In the construction where a numerically high mechanical advantage clutch loading mechanism is used which is totally independant of the torque acting on and passing through the clutch, the clutch clamping mechanism usually has a very limited travel, and there are problems in accommodating the take up of the clearances and the wear allowance of the clutch. This restriction of limited travel is present because the ratio of the movement between the clutch operating member and the clutch clamping member is usually inversely proportional to the ratio of the mechanical advantage. Consequently, in-service adjustments or automatic wear compensators are required, which can add considerable cost to the clutch.

It is one object of the invention to provide a clutch which is substantially free of the disadvantages of known clutches. The invention is based upon the first realisation that if the clutch loading mechanism is positioned and powered in a parallel torque flow relationship with the torque being transmitted to and through the power drive clutch, the clutch will not be responsive to any transient torques or harmful shock loads that may be experienced by the drive line. The invention is based on a second realisation that by providing for the interference fit engagement of the engaging and engaged parts slippage can take place at a set torque limit.

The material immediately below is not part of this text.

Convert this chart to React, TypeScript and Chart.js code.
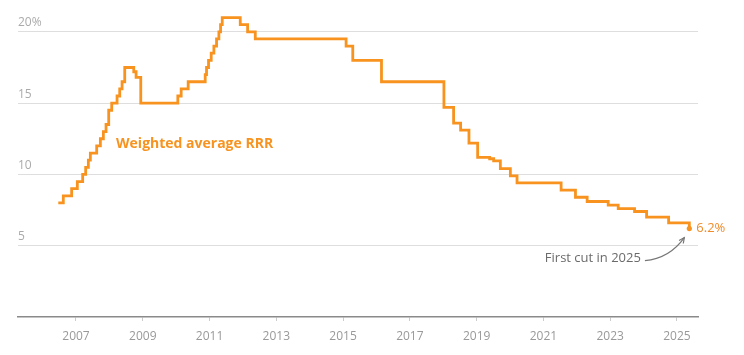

According to one aspect of the invention there is provided a clutch including an input shaft to be connected to a prime mover and an output shaft to be connected to a driven member, the shafts being connectable together by one of a forward gear and a reverse gear mechanism, each gear including a friction driven plate, a clutch loading mechanism located between the gears and having a friction drive plate to engage the friction driven plate of the respective gear, the clutch loading mechanism comprising a ball screw connectable to the input shaft to form a parallel torque circuit with the driving torque, the ball screw being self releasing.

Because a parallel torque circuit is formed, the clamping load acting on the power drive clutch need not be responsive to any transient or shock torques experienced by the drive line and these harmful effects are eliminated if they exceed the slip torque setting of the clutch.

The clutch loading mechanism may be engagable with the input shaft in a number of ways. For low power applications a cone clutch may be present, and spring loaded by plungers in the body of the ball nut. Preferably a multiple coil spring clutch is present to connect drums housing the friction driven plates of each gear to a sleeve slidable along the ball nut and carrying at each end the friction drive plates. The spring clutch and the drums may be interference fitted so that slippage takes place at a set torque limit, and this in turn controls the slip torque of the power drive clutch. In addition such a multi coil spring clutch has an extremely good torque servo action.

According to another more specific aspect of the invention there is provided a mechanically operated, power drive clutch of the interleaved multiple friction plate type, comprising a self-releasing ball screw clutch loading mechanism, carried on and around one of the shafts to be coupled and positioned and pow ered in a parallel torque flow relationship with the torque being transmitted through the clutch, an axially extending drum rotating with the input drive and journalled on the shaft for relative rotation thereto, drive friction plates of the clutch attached within the bore of the drum for rotation therewith, an antifriction thrust bearing carried on the said shaft and positioned in between the clutch and the ball nut member of the ball screw clutch loading mechanism, a second low power clutch drive device having a set slip torque value, and which when selectively engaged, forms the parallel torque flow circuit by connecting together the drum member and the ball nut and the drive connection therebetween, and causes the ball nut to rotate relative to the shaft and simultaneous axial movement thereto, loads and clamps together the interleaved multiple friction plate clutch, and the slip torque of which is controlled to the corresponding level set by the slip torque of the second drive clutch device.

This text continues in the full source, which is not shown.